Leonard paused for multiple seconds in pure silence. “I’ve heard that self-modification leads to insanity. I see they were absolutely correct.”
“Correct? You have no idea what you are talking about! Accepting flaws in your own personality, when correcting them is a second away—”
“Mike?” Pearl said, and Leonard turned to look behind him. But it was not from Leonard’s side of the screen.
“I have more important things to do than keep talking with you,” Dr. Gold said. “Leave us alone, and don’t call again.”
Pearl stepped out from behind the doorway. “What was he smoking?”
“The smoke was from burning gray matter,” Leonard said. Except Dr. Gold had not had a biological brain for a long time. Biobrains were harder to edit—was that fatal accident deliberate on his part?
Was her sickness and death Dr. Gold’s fault? Ludicrous. Her biobody’s heart was just congenitally defective… right?
“I found us a lawyer,” Pearl’s voice broke through his thoughts.
“Good. I’m sure we’ll need him.”
Anderson-9, Esq. of Anderson^13 was the most kind and reassuring android to talk to. Probably all an act, all things considered, Dr. Jacob thought. But Anderson-9 had plans, plans, and possibilities of plans. The most obvious angle of attack was to prove that Pearl was most Pearl(ous? ful?) with him. The subject was inevitably so murky and full of bias, Anderson-9 explained, that the easiest way was simply to make a more appealing Pearl, while showing the other was “artificial.”

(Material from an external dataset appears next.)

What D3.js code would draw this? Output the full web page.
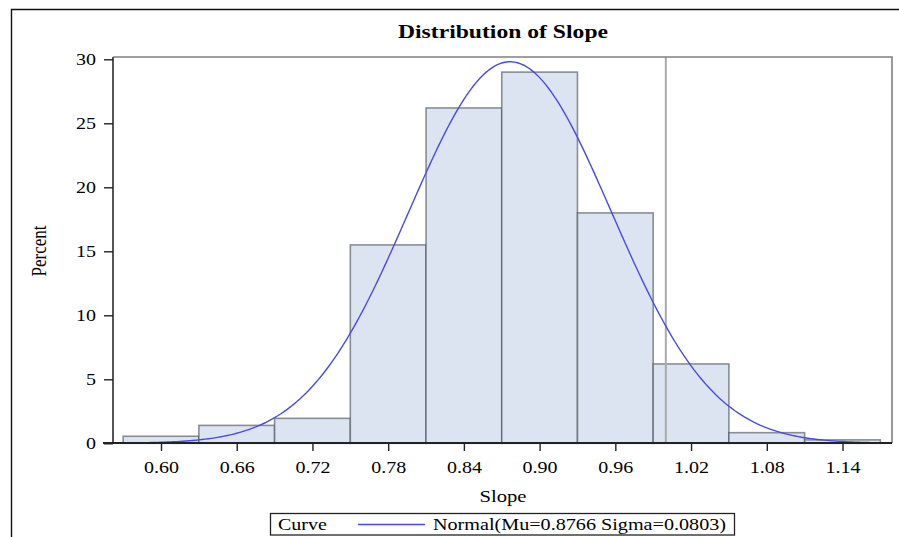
<!DOCTYPE html>
<html>
<head>
<meta charset="utf-8">
<script src="https://cdn.jsdelivr.net/npm/d3@7"></script>
<style>
  html, body { margin: 0; padding: 0; background: #fff; }
  svg { display: block; }
  text { font-family: "Liberation Serif", "Times New Roman", serif; fill: #000; }
</style>
</head>
<body>
<svg id="chart" width="899" height="537"></svg>
<script>
// Histogram bins (midpoints) and percent of observations in each bin
const binMidpoints = [0.60, 0.66, 0.72, 0.78, 0.84, 0.90, 0.96, 1.02, 1.08, 1.14];
const binPercents  = [0.55, 1.4, 1.95, 15.5, 26.2, 29.0, 18.0, 6.2, 0.83, 0.27];
const binWidth = 0.06;

// Fitted normal curve parameters
const normalMu = 0.8766;
const normalSigma = 0.0803;

// Axis ticks and reference line
const xTicks = [0.60, 0.66, 0.72, 0.78, 0.84, 0.90, 0.96, 1.02, 1.08, 1.14];
const yTicks = [0, 5, 10, 15, 20, 25, 30];
const referenceX = 1.0;

const titleText = "Distribution of Slope";
const xLabel = "Slope";
const yLabel = "Percent";
const legendTitle = "Curve";
const legendEntry = "Normal(Mu=0.8766 Sigma=0.0803)";

const svg = d3.select("#chart");
const plot = { left: 113, right: 892, top: 57, bottom: 443 };
const stretch = 1.25;   // horizontal widening of text glyphs

const x = d3.scaleLinear().domain([0.60, 1.14]).range([161, 842.5]);
const y = d3.scaleLinear().domain([0, 30]).range([443.3, 59.3]);

// outer frame
svg.append("path")
  .attr("d", `M11.5,545 L11.5,9.5 L905,9.5`)
  .attr("fill", "none").attr("stroke", "#111").attr("stroke-width", 1.4);

// histogram bars
svg.append("g").selectAll("rect")
  .data(binMidpoints.map((m, i) => ({ m, p: binPercents[i] })))
  .join("rect")
  .attr("x", d => x(d.m - binWidth / 2))
  .attr("width", d => x(d.m + binWidth / 2) - x(d.m - binWidth / 2))
  .attr("y", d => y(d.p))
  .attr("height", d => y(0) - y(d.p))
  .attr("fill", "#dbe4f0")
  .attr("stroke", "rgba(70,75,82,0.6)")
  .attr("stroke-width", 1.6);

// reference line
svg.append("line")
  .attr("x1", x(referenceX)).attr("x2", x(referenceX))
  .attr("y1", plot.top).attr("y2", plot.bottom)
  .attr("stroke", "#aaaaaa").attr("stroke-width", 2);

// fitted normal density, scaled to percent per bin
const pdfPct = v => 100 * binWidth / (normalSigma * Math.sqrt(2 * Math.PI)) *
  Math.exp(-0.5 * Math.pow((v - normalMu) / normalSigma, 2));
const curveX = d3.range(0, 241).map(i => 0.57 + i * (0.60 / 240));
svg.append("path")
  .datum(curveX)
  .attr("d", d3.line().x(v => x(v)).y(v => y(pdfPct(v))))
  .attr("fill", "none").attr("stroke", "#4a4ae6").attr("stroke-width", 1.4);

// plot frame: top and right
svg.append("path")
  .attr("d", `M${plot.left},${plot.top} L${plot.right},${plot.top} L${plot.right},${plot.bottom}`)
  .attr("fill", "none").attr("stroke", "#808080").attr("stroke-width", 1.6);

// y axis
const yAxis = svg.append("g")
  .attr("transform", `translate(${plot.left},0)`)
  .call(d3.axisLeft(y).tickValues(yTicks).tickSize(9).tickPadding(8).tickSizeOuter(0));
yAxis.select(".domain").attr("d", `M0,${plot.top}V${plot.bottom}`)
  .attr("stroke", "#555").attr("stroke-width", 2);
yAxis.selectAll(".tick line").attr("stroke", "#222").attr("stroke-width", 1.4);
yAxis.selectAll(".tick text")
  .style("font-family", '"Liberation Serif", serif').style("font-size", "16px")
  .attr("x", 0).attr("dy", "0.34em")
  .attr("transform", `translate(-17,0) scale(${stretch},1)`);

// x axis
const xAxis = svg.append("g")
  .attr("transform", `translate(0,${plot.bottom})`)
  .call(d3.axisBottom(x).tickValues(xTicks).tickFormat(d3.format(".2f")).tickSize(8).tickPadding(11).tickSizeOuter(0));
xAxis.select(".domain").attr("d", `M${plot.left - 10},0H${plot.right}`)
  .attr("stroke", "#222").attr("stroke-width", 1.8);
xAxis.selectAll(".tick line").attr("stroke", "#222").attr("stroke-width", 1.4);
xAxis.selectAll(".tick text")
  .style("font-family", '"Liberation Serif", serif').style("font-size", "16px")
  .attr("transform", `scale(${stretch},1)`);

// title
svg.append("text")
  .attr("x", 503).attr("y", 38)
  .attr("text-anchor", "middle")
  .attr("font-weight", "bold").attr("font-size", 18.5)
  .attr("textLength", 210).attr("lengthAdjust", "spacingAndGlyphs")
  .text(titleText);

// axis labels
svg.append("text")
  .attr("transform", `translate(503,502) scale(${stretch},1)`)
  .attr("text-anchor", "middle").attr("font-size", 16.5)
  .text(xLabel);
svg.append("text")
  .attr("transform", `translate(46,251) scale(${stretch},1) rotate(-90)`)
  .attr("text-anchor", "middle").attr("font-size", 17)
  .text(yLabel);

// legend
const lg = svg.append("g");
lg.append("rect")
  .attr("x", 270.5).attr("y", 513.5).attr("width", 464).attr("height", 21.5)
  .attr("fill", "#fff").attr("stroke", "#222").attr("stroke-width", 1.3);
lg.append("text")
  .attr("transform", `translate(278,530) scale(${stretch},1)`)
  .attr("font-size", 16).text(legendTitle);
lg.append("line")
  .attr("x1", 358).attr("x2", 425).attr("y1", 524.5).attr("y2", 524.5)
  .attr("stroke", "#4a4ae6").attr("stroke-width", 1.4);
lg.append("text")
  .attr("x", 433).attr("y", 530).attr("font-size", 16)
  .attr("textLength", 293).attr("lengthAdjust", "spacingAndGlyphs")
  .text(legendEntry);
</script>
</body>
</html>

Of course, to do this also required removing taints of Dr. Gold’s modifications to her, which was one of the most difficult tasks any psychoprogrammer could do. Hunting down a single thought was near impossible, as the inevitable self-recursion and self-replication lead to thoughts within thoughts without number. But it could be done. A second anti-alteration would have to be made. He saw it now in his mind’s eye—his alterations and Dr. Golds fighting for control, a battle of recursive battles like a fractal spiraling into fractals.